West Portal field office opens for flooding victims of water main break

April 2, 2013 12:00:00 AM PDT
San Francisco Supervisor Norman Yee was joined by water department officials and others Tuesday morning for a tour of a field office that opened Tuesday afternoon to help residents affected by a massive water main break in February.

The field office, located at 383 W. Portal Ave., will connect residents to services offered by the San Francisco Public Utilities Commission, the city attorney's office, the Department of Building Inspection and other agencies.

The office, which previously housed a Sylvan Learning Center, is intended to help the residents of 23 homes in the area of Wawona Street and 15th Avenue that were flooded with water when a 16-inch cast-iron water main broke early the morning of Feb. 27. About a dozen cars were also damaged.

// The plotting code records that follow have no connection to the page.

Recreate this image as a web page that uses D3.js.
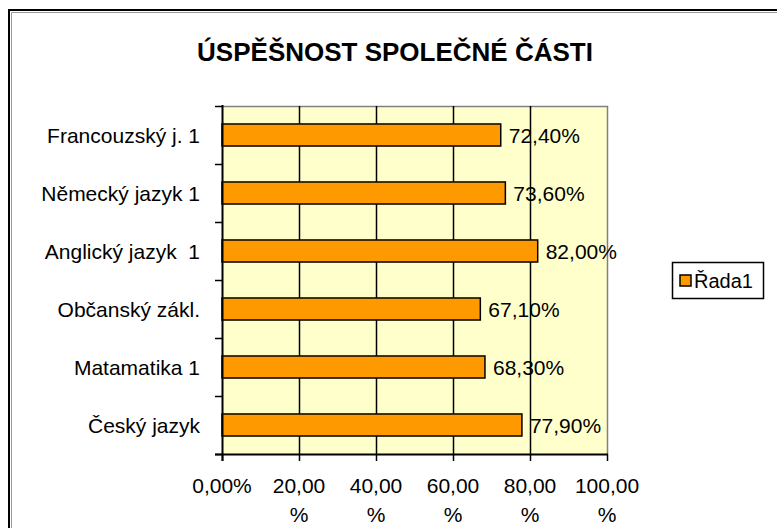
<!DOCTYPE html>
<html><head><meta charset="utf-8">
<script src="https://cdn.jsdelivr.net/npm/d3@7"></script>
<style>
html,body{margin:0;padding:0;background:#fff;}
svg{display:block;}
text{font-family:"Liberation Sans",Arial,sans-serif;fill:#000;white-space:pre;}
</style></head>
<body>
<svg id="c" width="777" height="528"></svg>
<script>
const title = "ÚSPĚŠNOST SPOLEČNÉ ČÁSTI";
const categories = ["Francouzský j. 1","Německý jazyk 1","Anglický jazyk  1","Občanský zákl.","Matamatika 1","Český jazyk"];
const values = [0.724, 0.736, 0.820, 0.671, 0.683, 0.779];
const valueLabels = ["72,40%","73,60%","82,00%","67,10%","68,30%","77,90%"];
const xTicks = [0, 0.2, 0.4, 0.6, 0.8, 1.0];
const xTickLabels = [["0,00%"],["20,00","%"],["40,00","%"],["60,00","%"],["80,00","%"],["100,00","%"]];
const seriesName = "Řada1";

const svg = d3.select("#c");
const L = 222, R = 607, T = 106, B = 454;

// outer chart border
svg.append("rect").attr("x",9).attr("y",10).attr("width",800).attr("height",600)
  .attr("fill","#fff").attr("stroke","#000").attr("stroke-width",2);
svg.append("path").attr("d","M11.5,800V12.5H800").attr("fill","none").attr("stroke","#9a9a9a").attr("stroke-width",1);

svg.append("text").attr("x",395).attr("y",61).attr("text-anchor","middle")
  .style("font-size","26px").style("font-weight","bold").text(title);

const x = d3.scaleLinear().domain([0,1]).range([L,R]);
const y = d3.scaleBand().domain(categories).range([T,B]).paddingInner(0.62).paddingOuter(0.31);

// plot background
svg.append("rect").attr("x",L).attr("y",T).attr("width",R-L).attr("height",B-T).attr("fill","#ffffcc");
// plot border (top/right grey)
svg.append("path").attr("d",`M${L},${T+0.5}H${R+0.5}V${B}`).attr("fill","none").attr("stroke","#808080").attr("stroke-width",1.5);

// gridlines
svg.append("g").selectAll("line").data(xTicks.filter(t=>t>0&&t<1)).join("line")
  .attr("x1",d=>Math.round(x(d))+0.5).attr("x2",d=>Math.round(x(d))+0.5)
  .attr("y1",T).attr("y2",B).attr("stroke","#000").attr("stroke-width",1.5);

// bars
svg.append("g").selectAll("rect").data(categories).join("rect")
  .attr("x",L).attr("y",(d)=>y(d))
  .attr("width",(d,i)=>x(values[i])-L).attr("height",y.bandwidth())
  .attr("fill","#ff9900").attr("stroke","#000").attr("stroke-width",1.5);

// data labels
svg.append("g").selectAll("text").data(categories).join("text")
  .attr("x",(d,i)=>x(values[i])+8).attr("y",d=>y(d)+y.bandwidth()/2).attr("dy","0.36em")
  .style("font-size","21px").text((d,i)=>valueLabels[i]);

// y axis
const step = y.step();
const gap = (step - y.bandwidth())/2;
const bounds = categories.map(c=>y(c)-gap).concat([B]);
svg.append("line").attr("x1",L+0.5).attr("x2",L+0.5).attr("y1",T-1).attr("y2",B+7).attr("stroke","#000").attr("stroke-width",2);
svg.append("g").selectAll("line").data(bounds).join("line")
  .attr("x1",L-7).attr("x2",L).attr("y1",d=>Math.round(d)+0.5).attr("y2",d=>Math.round(d)+0.5)
  .attr("stroke","#000").attr("stroke-width",1.5);
svg.append("g").selectAll("text").data(categories).join("text")
  .attr("x",200).attr("y",d=>y(d)+y.bandwidth()/2).attr("dy","0.36em").attr("text-anchor","end")
  .attr("xml:space","preserve")
  .style("font-size","21px").text(d=>d);

// x axis
svg.append("line").attr("x1",L-7).attr("x2",R+1).attr("y1",B+0.5).attr("y2",B+0.5).attr("stroke","#000").attr("stroke-width",2);
svg.append("g").selectAll("line").data(xTicks).join("line")
  .attr("x1",d=>Math.round(x(d))+0.5).attr("x2",d=>Math.round(x(d))+0.5)
  .attr("y1",B).attr("y2",B+7).attr("stroke","#000").attr("stroke-width",1.5);
const xl = svg.append("g").selectAll("text").data(xTicks).join("text")
  .attr("x",d=>x(d)).attr("y",493).attr("text-anchor","middle").style("font-size","21px");
xl.each(function(d,i){
  const t = d3.select(this);
  xTickLabels[i].forEach((s,j)=>{
    t.append("tspan").attr("x",x(d)).attr("dy",j===0?0:29).text(s);
  });
});

// legend
svg.append("rect").attr("x",672.5).attr("y",262.5).attr("width",91).attr("height",36)
  .attr("fill","#fff").attr("stroke","#000").attr("stroke-width",1.5);
svg.append("rect").attr("x",680).attr("y",275).attr("width",11).attr("height",11)
  .attr("fill","#ff9900").attr("stroke","#000").attr("stroke-width",1.5);
svg.append("text").attr("x",694).attr("y",288).style("font-size","20px").text(seriesName);
</script>
</body></html>
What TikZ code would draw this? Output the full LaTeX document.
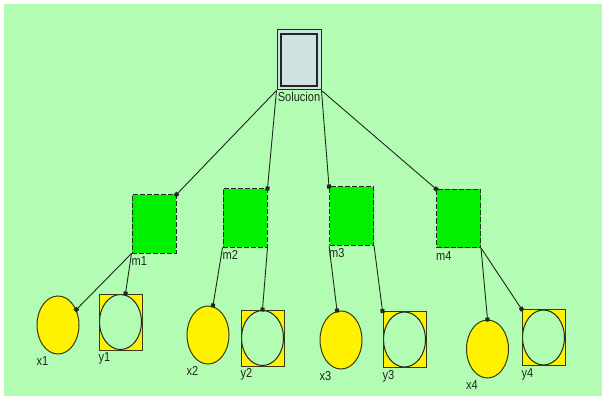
\documentclass[tikz,border=0pt]{standalone}
\usepackage{fontspec}
\setmainfont{Liberation Sans}
\usetikzlibrary{arrows.meta}
\usetikzlibrary{shapes.geometric}

\definecolor{paper}{HTML}{B3FCB3}
\definecolor{solfill}{HTML}{CFE3E3}
\definecolor{mgreen}{HTML}{00F000}
\definecolor{ink}{HTML}{1E2A1E}
\definecolor{olive}{HTML}{3A3A10}

\tikzset{
  solbox/.style={draw=ink, line width=1pt, fill=solfill, inner sep=0pt,
    minimum width=44pt, minimum height=60pt,
    path picture={\draw[ink, line width=1.4pt]
      ([shift={(4pt,-4pt)}]path picture bounding box.north west) rectangle
      ([shift={(-4pt,4pt)}]path picture bounding box.south east);}},
  mbox/.style={draw=ink, dashed, dash pattern=on 5pt off 2pt, line width=1pt,
    fill=mgreen, inner sep=0pt, minimum width=44pt, minimum height=58pt},
  xvar/.style={ellipse, draw=olive, line width=1pt, fill=yellow, inner sep=0pt,
    minimum width=42pt, minimum height=58pt},
  yvar/.style={draw=olive, line width=1pt, fill=yellow, inner sep=0pt,
    minimum width=43pt, minimum height=56pt,
    path picture={\draw[ink, line width=1pt, fill=paper]
      (path picture bounding box.center) ellipse [x radius=21pt, y radius=27.5pt];}},
  tag/.style={font=\fontsize{13}{15}\selectfont, text=ink, inner sep=0pt, xscale=0.85},
  tie/.style={ink, line width=0.9pt, -{Square[length=4pt,width=4pt]}, shorten >=-2pt}
}

\begin{document}
\begin{tikzpicture}[x=1pt, y=-1pt]
\useasboundingbox (0,0) rectangle (602,398);
\fill[paper] (4,4) rectangle (602,396);

\node[solbox] (sol) at (299,60) {};
\node[tag, anchor=north] (lsol) at ([yshift=-1pt]sol.south) {Solucion};

\node[mbox] (m1) at (154,224) {};
\node[mbox] (m2) at (245,218) {};
\node[mbox] (m3) at (351.5,216) {};
\node[mbox] (m4) at (458.5,218.5) {};

\foreach \n/\cx/\cy in {1/58/325, 2/208/335, 3/341/340, 4/487.5/349}
  \node[xvar] (x\n) at (\cx,\cy) {};
\foreach \n/\cx/\cy in {1/120.5/322, 2/262.5/338, 3/404.5/339.5, 4/543.5/337.5}
  \node[yvar] (y\n) at (\cx,\cy) {};

\foreach \n in {1,...,4} {
  \node[tag, anchor=north west] (lm\n) at ([yshift=-3pt]m\n.south west) {m\n};
  \node[tag, anchor=north west] (lx\n) at ([yshift=-2pt]x\n.west |- x\n.south) {x\n};
  \node[tag, anchor=north west] (ly\n) at ([yshift=-2pt]y\n.south west) {y\n};
}

\draw[tie] (sol.south west) -- (m1.north east);
\draw[tie] (sol.south west) -- (m2.north east);
\draw[tie] (sol.south east) -- (m3.north west);
\draw[tie] (sol.south east) -- (m4.north west);

\draw[tie] (m1.south west) -- (x1.40);
\draw[tie] (m1.south west) -- ([xshift=5pt]y1.north);
\draw[tie] (m2.south west) -- ([xshift=5pt]x2.north);
\draw[tie] (m2.south east) -- (y2.north);
\draw[tie] (m3.south west) -- ([xshift=-4pt]x3.north);
\draw[tie] (m3.south east) -- (y3.north west);
\draw[tie] (m4.south east) -- (x4.north);
\draw[tie] (m4.south east) -- (y4.north west);
\end{tikzpicture}
\end{document}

"This was not a one-day issue," said Yee, whose district encompasses the neighborhood. "We opened this office to show we care about our residents."

Three homes have since been red-tagged and three others were yellow-tagged, meaning residents can't access certain parts of their homes.

Late Tuesday morning, a stretch of 15th Avenue was closed to motorists as crews worked on repairs along the street.

Several affected homes had garage and basement doors open with construction crews inside drilling into the ground.

Red-tagged homes appeared to be cleared out with front rooms visibly bare and garage and basements bereft of personal belongings, save for a few cars and appliances.

SFPUC spokesman Tyrone Jue said as many as 20 homes will have their foundations probed in the coming weeks to determine the composition of the soil that was saturated with water.

Ten bores, some as much as deep as 37 feet, have already been drilled along the affected roadways, with results from those probes expected to be released by next week, Jue said.

Based on those results, initial plans for repairs along the water and sewer lines will be determined, with city officials anticipating work continuing through at least the end of June. Another survey of the soil under the street will be conducted the week of April 22.

Yee said it is likely that some of the displaced residents will have to stay out of their homes until the end of the year.

As part of the ongoing repairs, a sewer line will be replaced along Wawona Street between 15th and 16th avenues, limiting access in that area starting next week, Jue said.

A water line replacement project on Wawona Street and 15th Avenue is wrapping up this week, Jue said.

The cause of the Feb. 27 rupture is still under investigation, Jue said.

Jue said residents can visit the field office to obtain services related to insurance claims, check in about the status of repairs and get other assistance.

"We wanted to have a sustained presence" in the neighborhood, Jue said.

Brian Cauley from the city attorney's office claims division said residents are in the midst of immediate needs and repairs. The city is providing $25,000 in short-term financial support for affected homeowners.

He said long-term costs will be handled further into the rebuild process.

The field office will be open Monday through Friday from 3 p.m. to 6 p.m. Residents who can't make it during those hours will be able to schedule special visits to the office at other times.